There was a clatter on the old wooden stairs and I heard Scott calling my name. “Guess who lived in this town?” he was shouting. I couldn’t guess.
I looked back at the verses and this time I recognised The Reverend Eli Jenkins’ sunset poem, from Thomas’s Under Milk Wood. We were in Laugharne, the seaside town where Dylan Thomas spent a number of his pre-war years, drinking in the pubs and writing in his famous boathouse. Long an admirer of Thomas’s intricate and musical work, I felt blessed by chance to find myself in this undistinguished looking town. But I hardly dared hope that anything remaining here would give an insight into the poet and his sometimes confusing work.
Later, when our exhaustion faded a little, we looked into the wood-vaulted room where Thomas’s wife, Caitlin, was due to stay in a few days after we left. The house, like the town itself, was full of history – a most eccentric history that stretched back hundreds of years before Thomas to a time when Merlin prophesied the town’s ascendancy over nearby Carmarthen and Kidwelly. Our landlady, Mrs Pruden, gave us the rundown on the local pubs, and we stepped out to find a meal, and a drink to wash it down.
The first pub, Browns, sported a sign featuring Thomas’s distinctive profile, and we stepped inside for an ale. But the atmosphere, anything but welcoming, saw us head for the cold air again after only one drink. Next we walked into The New Three Mariners, a pub whose sign featured a trio of boozy sailor-suited ghosts flying among the chimneys and spires of a town. Within minutes the crowd at the bar swallowed us up. There was Stella, the busty Flemish girl from Red Rose, a nearby village. And Glynn, the old man who talked offhandedly about his experiences of Thomas. And all the other Laugharnies, as they called themselves, who drank and laughed with us until the pub officially closed at 11pm. Then the doors were closed, the curtains drawn and the lights and noise turned down. Still the drinkers stayed, long past 2am when Scott and I spilled out, past the secret-knocking late-arrivals, to our respective spinning beds.
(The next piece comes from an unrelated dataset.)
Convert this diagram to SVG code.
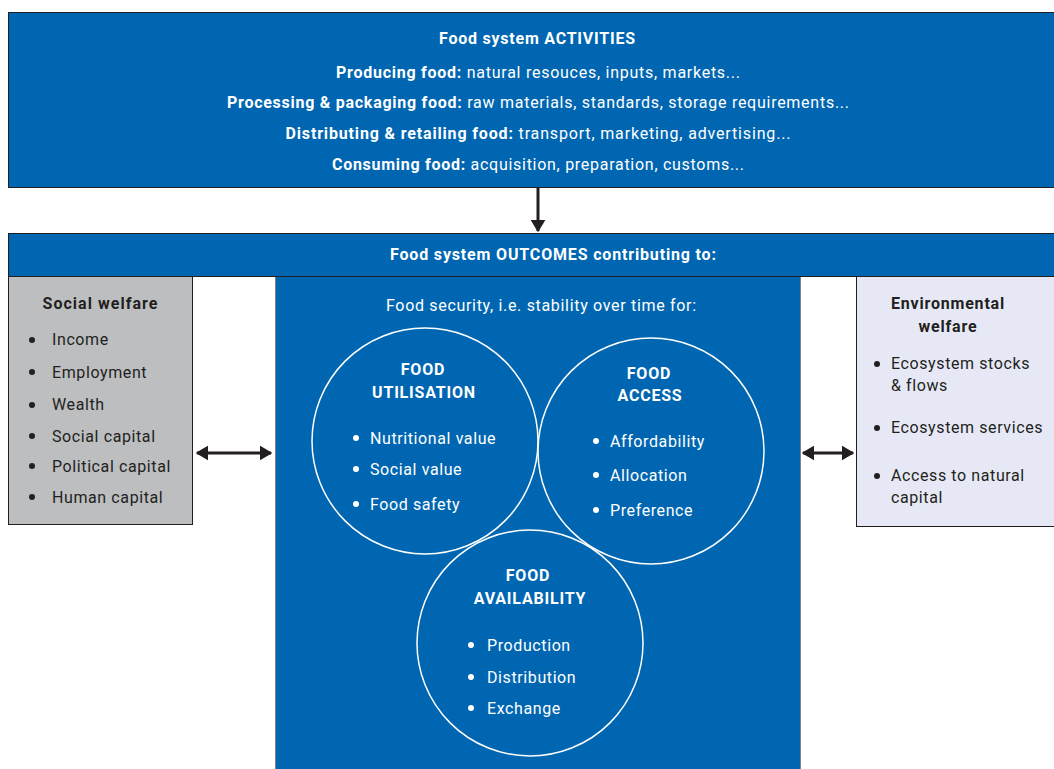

Laugharne has an aura all of its own. People from other towns and villages spoke of Laugharnies as an obscure inbred race as peculiar as their town. The people of Laugharne saw themselves as an oasis of humanity in an increasingly inhuman Wales. Or rather, Little England and Beyond Wales, as the immediate area is still known. Once, when Wales was a big headache for the English, the more powerful country installed a colony of English and Flemish immigrants in the Southwest to break the country up and to introduce a strong conservative strain to counter Welsh hostility.
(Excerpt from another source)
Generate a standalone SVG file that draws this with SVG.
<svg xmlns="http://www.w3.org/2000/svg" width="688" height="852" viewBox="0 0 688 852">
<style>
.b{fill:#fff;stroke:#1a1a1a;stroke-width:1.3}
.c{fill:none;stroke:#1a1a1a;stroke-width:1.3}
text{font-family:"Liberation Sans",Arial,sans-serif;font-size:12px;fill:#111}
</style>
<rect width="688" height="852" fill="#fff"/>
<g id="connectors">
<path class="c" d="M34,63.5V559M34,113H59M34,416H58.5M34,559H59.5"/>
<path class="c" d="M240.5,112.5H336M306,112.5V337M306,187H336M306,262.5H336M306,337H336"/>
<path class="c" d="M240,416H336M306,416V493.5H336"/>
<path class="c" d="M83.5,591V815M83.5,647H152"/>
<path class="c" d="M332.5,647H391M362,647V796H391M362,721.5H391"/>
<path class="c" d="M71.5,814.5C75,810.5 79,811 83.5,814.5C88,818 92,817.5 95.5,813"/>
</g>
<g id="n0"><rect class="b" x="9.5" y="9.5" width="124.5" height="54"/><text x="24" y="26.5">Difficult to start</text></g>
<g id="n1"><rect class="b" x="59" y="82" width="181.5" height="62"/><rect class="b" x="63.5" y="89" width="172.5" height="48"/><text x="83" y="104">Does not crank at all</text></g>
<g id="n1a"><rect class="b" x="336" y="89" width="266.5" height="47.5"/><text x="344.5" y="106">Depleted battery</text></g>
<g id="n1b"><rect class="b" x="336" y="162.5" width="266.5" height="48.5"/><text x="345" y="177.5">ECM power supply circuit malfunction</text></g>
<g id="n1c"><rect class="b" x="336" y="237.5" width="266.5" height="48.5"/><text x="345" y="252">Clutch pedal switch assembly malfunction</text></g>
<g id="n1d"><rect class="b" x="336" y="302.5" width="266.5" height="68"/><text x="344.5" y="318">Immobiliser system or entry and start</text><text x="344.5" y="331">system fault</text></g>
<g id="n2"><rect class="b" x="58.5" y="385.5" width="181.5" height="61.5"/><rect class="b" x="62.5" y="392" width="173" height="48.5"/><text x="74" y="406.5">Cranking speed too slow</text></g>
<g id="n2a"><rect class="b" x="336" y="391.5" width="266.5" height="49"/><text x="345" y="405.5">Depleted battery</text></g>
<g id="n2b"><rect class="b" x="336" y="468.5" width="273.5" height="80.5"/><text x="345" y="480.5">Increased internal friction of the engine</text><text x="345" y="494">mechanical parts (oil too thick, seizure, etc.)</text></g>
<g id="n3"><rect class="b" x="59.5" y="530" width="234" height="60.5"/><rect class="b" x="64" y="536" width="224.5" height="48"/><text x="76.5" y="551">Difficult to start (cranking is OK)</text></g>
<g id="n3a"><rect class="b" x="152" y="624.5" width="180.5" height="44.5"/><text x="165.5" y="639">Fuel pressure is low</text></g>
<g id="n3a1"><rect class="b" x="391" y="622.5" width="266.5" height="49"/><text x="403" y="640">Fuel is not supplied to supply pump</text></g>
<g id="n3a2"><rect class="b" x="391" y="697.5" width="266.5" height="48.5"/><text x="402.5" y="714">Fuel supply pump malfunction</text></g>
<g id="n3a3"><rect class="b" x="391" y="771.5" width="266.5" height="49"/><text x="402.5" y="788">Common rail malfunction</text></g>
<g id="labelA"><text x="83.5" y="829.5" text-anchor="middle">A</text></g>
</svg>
So Laugharne, like Dylan Thomas himself, was geographically in Wales, but spiritually in a sort of Welshified outpost of England. In his best work Thomas, who spoke no Welsh, made of English a lyrical tribute to nature and to Wales but found his fame in England and America. Even now the “real” Welsh are scornful of Little Englanders.
To the Laugharnies Thomas was just another eccentric among many, exiled in this most peculiar of towns. Many older folk are still surprised that he became famous. Some didn’t even know he was a writer until he died in 1953, bringing people from all over the world to his funeral. But now he is almost a Pharlap in the town’s psyche. The golden boy, lured in his innocence to decadence and death in the United States.
In Laugharne’s ancient graveyard, where the Bethesda of Under Milk Wood’s Llareggyb is irresistibly evoked, owls fly quietly out of elms and oaks so old and huge that, caught in a downpour, I sheltered dry under leaves as thick as thatch.
There was a little track through the long grass to Thomas’s grave. Plastic flowers stood unashamed under the only wooden cross in the whole cemetery. All other graves were marked by stone. Permanence and impermanence are relative and therefore ultimately meaningless. But that slim white cross, wet from the rain that washed the green village, had a sadness all of its own.